Having a career used to mean salvation from some of humanity’s worst vices. People with too much idle time tend to find comfort in artificial satisfactions like alcohol and drugs. Instead of finding comfort in these diversions, though, we add a burden—not only testing our own soul’s capacity for sorrow, but the souls of our loved ones.
But as many who work in the corporate culture can testify, they’re not immune to these ancient vices. Evenings out to woo clients can turn into booze-soaked encounters that expose our worst traits. Silicon Valley—the high-tech mecca of corporate culture—has encouraged a frat-house approach to business, according to a recent Wall Street Journal article on “The Quiet Efforts to Battle the Bro Culture.”
WSJ quotes Amy Henderson, founder of a consulting firm that runs work/family workshops for high-tech companies. She believes many such companies have a culture that believes families are lame and the single man reigns supreme. Marianne Cooper, a sociologist quoted in this same article on troubling workplace behavior, says this culture excludes anybody who doesn’t want to participate in its excessive drinking and sexualized talk.
The first week in Advent is a good time for all of us to look at whether we’ve created our own work/home behavior dichotomy. Sunday’s mass readings remind us of the role model whose birth was foretold centuries before it happened and whose death bought humanity time to imitate his life. The first reading from the Prophet Jeremiah (Jer 33:14-16) describes Our Father’s intention for that role model:
I will raise up for David a just shoot; he shall do what is right and just in the land.

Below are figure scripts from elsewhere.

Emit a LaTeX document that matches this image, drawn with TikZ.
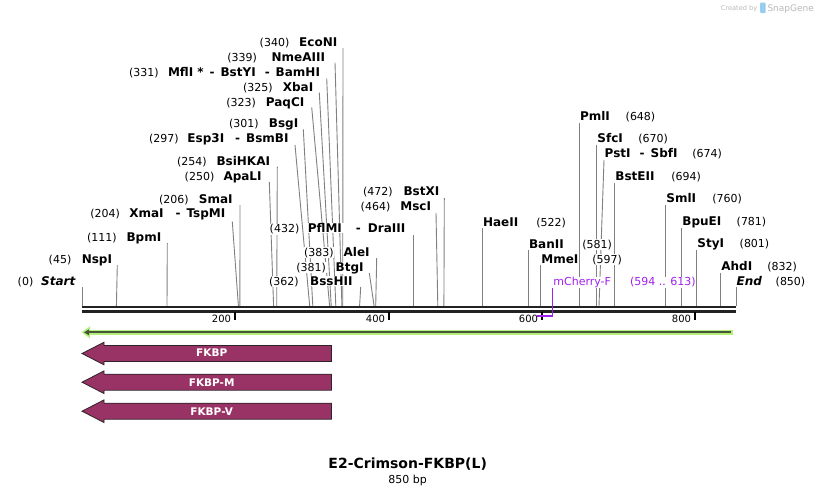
\documentclass[tikz,border=0pt]{standalone}
\usepackage{fontspec}
\setmainfont{DejaVu Sans}
\pgfdeclarelayer{bg}
\pgfdeclarelayer{paper}
\pgfsetlayers{paper,bg,main}
\definecolor{sitegray}{RGB}{128,128,128}
\definecolor{featfill}{RGB}{153,51,102}
\definecolor{featdraw}{RGB}{45,35,40}
\definecolor{lightgreen}{RGB}{180,240,120}
\definecolor{darkgreen}{RGB}{70,85,60}
\definecolor{primerpurple}{RGB}{160,32,240}
\definecolor{backbone}{RGB}{34,34,34}
\definecolor{logogray}{RGB}{185,185,185}
\definecolor{logoblue}{RGB}{150,205,240}
\tikzset{
  numlab/.style={font=\fontsize{11}{13}\selectfont, text=black, fill=white, inner sep=0.5pt},
  namelab/.style={font=\fontsize{12}{14}\selectfont\bfseries, text=black, fill=white, inner sep=0.5pt},
  siteln/.style={draw=sitegray, line width=0.9pt},
  featarrow/.style={fill=featfill, draw=featdraw, line width=0.8pt},
  featlab/.style={font=\fontsize{10.5}{12}\selectfont\bfseries, text=white, inner sep=0pt},
  ticklab/.style={font=\fontsize{10}{12}\selectfont, text=black, inner sep=0pt},
  tickmark/.style={draw=black, line width=2pt},
}
% left-labelled site: id, name, number, name right x, number right x, baseline, line top x, line top y, line bottom x
\newcommand\LSite[9]{%
  \node[numlab,anchor=base east] (#1n) at (#5,#6) {#3};
  \node[namelab,anchor=base east] (#1) at (#4,#6) {#2};
  \coordinate (#1t) at (#7,#8);
  \coordinate (#1b) at (#9,306);
  \begin{pgfonlayer}{bg}\draw[siteln] (#1t) -- (#1b);\end{pgfonlayer}}
% right-labelled site: id, name, number, name left x, number left x, baseline, line top x, line top y, line bottom x
\newcommand\RSite[9]{%
  \node[namelab,anchor=base west] (#1) at (#4,#6) {#2};
  \node[numlab,anchor=base west] (#1n) at (#5,#6) {#3};
  \coordinate (#1t) at (#7,#8);
  \coordinate (#1b) at (#9,306);
  \begin{pgfonlayer}{bg}\draw[siteln] (#1t) -- (#1b);\end{pgfonlayer}}
% feature arrow pointing left: id, label, centre y, label baseline
\newcommand\FeatArrow[4]{%
  \draw[featarrow] (82,#3) -- (104,#3-11.3) -- (104,#3-8) -- (331.5,#3-8) -- (331.5,#3+8)
     -- (104,#3+8) -- (104,#3+11.3) -- cycle;
  \node[featlab,anchor=base] (#1) at (211.7,#4) {#2};}
\begin{document}
\begin{tikzpicture}[x=1pt,y=-1pt]
\useasboundingbox (0,0) rectangle (818,496);
\begin{pgfonlayer}{paper}
\fill[white] (0,0) rectangle (818,496);
\end{pgfonlayer}

% watermark
\node[font=\fontsize{6.6}{8}\selectfont, text=logogray, anchor=base west, inner sep=0pt] (created) at (720.7,10) {Created by};
\fill[logoblue, rounded corners=1pt] (760,2.5) rectangle (765.5,13);
\node[font=\fontsize{9}{11}\selectfont, text=logogray, anchor=base west, inner sep=0pt] (snapgene) at (767.3,11) {SnapGene};

% backbone
\coordinate (bbL1) at (81.7,307.2);
\coordinate (bbR1) at (735.7,307.2);
\coordinate (bbL2) at (81.7,311.4);
\coordinate (bbR2) at (735.7,311.4);
\draw[backbone, line width=2.4pt] (bbL1) -- (bbR1);
\draw[backbone, line width=2.6pt] (bbL2) -- (bbR2);

% ticks
\foreach \tx/\tl in {235/200, 389/400, 542/600, 695/800}{
  \coordinate (tk\tl a) at (\tx,312);
  \coordinate (tk\tl b) at (\tx,320);
  \draw[tickmark] (tk\tl a) -- (tk\tl b);
  \node[ticklab, anchor=base east] (tl\tl) at (\tx-3.8,322.7) {\tl};
}

% left-labelled sites
\LSite{econi}{EcoNI}{(340)}{338}{290}{46}{343}{48}{342.7}
\LSite{nmeaiii}{NmeAIII}{(339)}{325.7}{257.7}{61}{335}{62.7}{341.9}
\LSite{mfli}{MflI\hspace{4pt}*\hspace{6pt}-\hspace{6pt}BstYI\hspace{9pt}-\hspace{6pt}BamHI}{(331)}{320.7}{159.3}{76}{326.7}{78.3}{335.8}
\LSite{xbai}{XbaI}{(325)}{314}{273.3}{91}{319.3}{92.7}{331.2}
\LSite{paqci}{PaqCI}{(323)}{305}{256.7}{106}{311.7}{107.3}{329.6}
\LSite{bsgi}{BsgI}{(301)}{299}{259.3}{127.3}{303.3}{129.3}{312.8}
\LSite{esp3i}{Esp3I\hspace{11pt}-\hspace{6pt}BsmBI}{(297)}{289.3}{179.3}{142.3}{295}{145}{309.7}
\LSite{bsihkai}{BsiHKAI}{(254)}{270.7}{207.3}{165}{277.3}{166.7}{276.7}
\LSite{apali}{ApaLI}{(250)}{262.3}{215}{180}{269.3}{182}{273.6}
\LSite{smai}{SmaI}{(206)}{233.3}{189.3}{203.3}{240}{205}{239.9}
\LSite{xmai}{XmaI\hspace{12pt}-\hspace{6pt}TspMI}{(204)}{226}{120.7}{217.7}{232.3}{221.7}{238.4}
\LSite{bpmi}{BpmI}{(111)}{162}{117.3}{241}{167.3}{243}{167}
\LSite{nspi}{NspI}{(45)}{112.7}{72}{263.3}{117.3}{265}{116.4}
\LSite{start}{\itshape Start}{(0)}{76}{34}{285.7}{82}{287}{82}
\LSite{pflmi}{PflMI\hspace{14pt}-\hspace{7pt}DraIII}{(432)}{406}{300}{232.7}{413.3}{235}{413.3}
\LSite{alei}{AleI}{(383)}{370.3}{334.3}{256}{376.7}{258}{375.7}
\LSite{btgi}{BtgI}{(381)}{364.3}{326.7}{271}{369.3}{273}{374.1}
\LSite{bsshii}{BssHII}{(362)}{353.3}{299.3}{285}{360.7}{287}{359.6}
\LSite{bstxi}{BstXI}{(472)}{440}{393.3}{195.7}{444.3}{198}{443.9}
\LSite{msci}{MscI}{(464)}{431.7}{391}{210.7}{436}{213}{437.8}

% right-labelled sites
\RSite{haeii}{HaeII}{(522)}{482.3}{535.7}{226}{482.3}{228}{482.3}
\RSite{banii}{BanII}{(581)}{528.3}{581.7}{248.3}{528.5}{250}{528.5}
\RSite{mmei}{MmeI}{(597)}{540.7}{591.7}{263.3}{540.7}{265}{540.7}
\RSite{pmli}{PmlI}{(648)}{579.3}{625}{120.7}{579.3}{123}{579.3}
\RSite{sfci}{SfcI}{(670)}{596.7}{637.7}{142.7}{596.7}{145}{596.7}
\RSite{psti}{PstI\hspace{9pt}-\hspace{6pt}SbfI}{(674)}{604}{691.7}{157.3}{604}{160}{599}
\RSite{bsteii}{BstEII}{(694)}{614.7}{670.7}{180.7}{614.7}{183}{614.7}
\RSite{smli}{SmlI}{(760)}{665.7}{711.7}{202.7}{665.7}{205}{665.7}
\RSite{bpuei}{BpuEI}{(781)}{681.7}{736}{225.7}{681.7}{228}{681.7}
\RSite{styi}{StyI}{(801)}{696.7}{739}{247.7}{696.7}{250}{696.7}
\RSite{ahdi}{AhdI}{(832)}{720.7}{766.7}{270.7}{720.7}{273}{720.7}
\RSite{endsite}{\itshape End}{(850)}{736}{775}{285.7}{736}{287}{736}

% primer mCherry-F
\node[font=\fontsize{11}{13}\selectfont, text=primerpurple, fill=white, inner sep=0.5pt, anchor=base west] (mcherry) at (552.7,285.7) {mCherry-F};
\node[font=\fontsize{11}{13}\selectfont, text=primerpurple, fill=white, inner sep=0.5pt, anchor=base west] (mcherryn) at (629.3,285.7) {(594 .. 613)};
\coordinate (prTop) at (552.7,287.5);
\coordinate (prCorner) at (552.7,316);
\coordinate (prEnd) at (537.3,316);
\draw[primerpurple, line width=1.4pt] (prTop) -- (prCorner) -- (prEnd);

% green line with left arrowhead
\coordinate (grL) at (88,332.3);
\coordinate (grR) at (732.7,332.3);
\draw[lightgreen, line width=5pt] (grL) -- (grR);
\fill[lightgreen] (81.5,332.3) -- (90,326.3) -- (90,338.3) -- cycle;
\coordinate (dgL) at (87,332.3);
\coordinate (dgR) at (730.7,332.3);
\draw[darkgreen, line width=1.7pt] (dgL) -- (dgR);
\fill[darkgreen] (84,332.3) -- (89,329.3) -- (89,335.3) -- cycle;

% features
\FeatArrow{fkbp}{FKBP}{353.5}{356.7}
\FeatArrow{fkbpm}{FKBP-M}{382.2}{386}
\FeatArrow{fkbpv}{FKBP-V}{411.2}{415}

% title
\node[font=\fontsize{14}{16}\selectfont\bfseries, anchor=base, inner sep=0pt] (title) at (407.7,468.3) {E2-Crimson-FKBP(L)};
\node[font=\fontsize{11}{13}\selectfont, anchor=base, inner sep=0pt] (length) at (407.7,483) {850 bp};
\end{tikzpicture}
\end{document}
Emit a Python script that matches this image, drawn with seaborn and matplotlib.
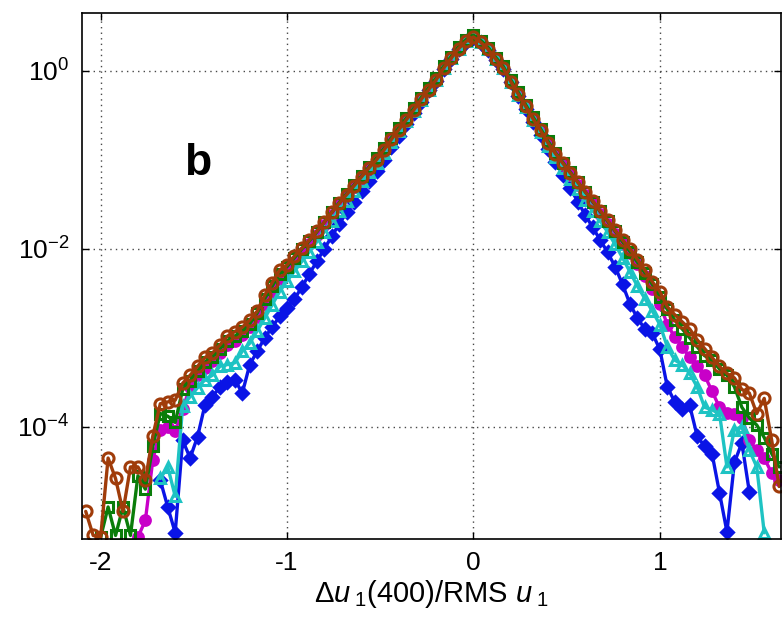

Our second reading from Paul’s letter to the Thessalonians (1 Thes 3:12—4:2) offers good advice on what it means to be just in an age where just about everybody, employed and unemployed, is struggling to cultivate the person God conceived us to be:
… be blameless in holiness before our God and Father at the coming of our Lord Jesus with all his holy ones. … Finally, brothers and sisters, we earnestly ask and exhort you in the Lord Jesus that, as you received from us how you should conduct yourselves to please God and as you are conducting yourselves you do so even more.
Our gospel reading from Luke (Lk 21:25-28, 34-36) proves that Jesus prophesied the advent of our Bro Culture long before the first chip of silicon was harvested to empower it:
Beware that your hearts do not become drowsy from carousing and drunkenness and the anxieties of daily life, and that day catch you by surprise like a trap. For that day will assault everyone who lives on the face of the earth. Be vigilant at all times and pray that you have the strength to escape the tribulations that are imminent and to stand before the Son of Man.
Life is a long elevator ride to that ultimate Executive Suite. This would be a good time to prepare for that performance review.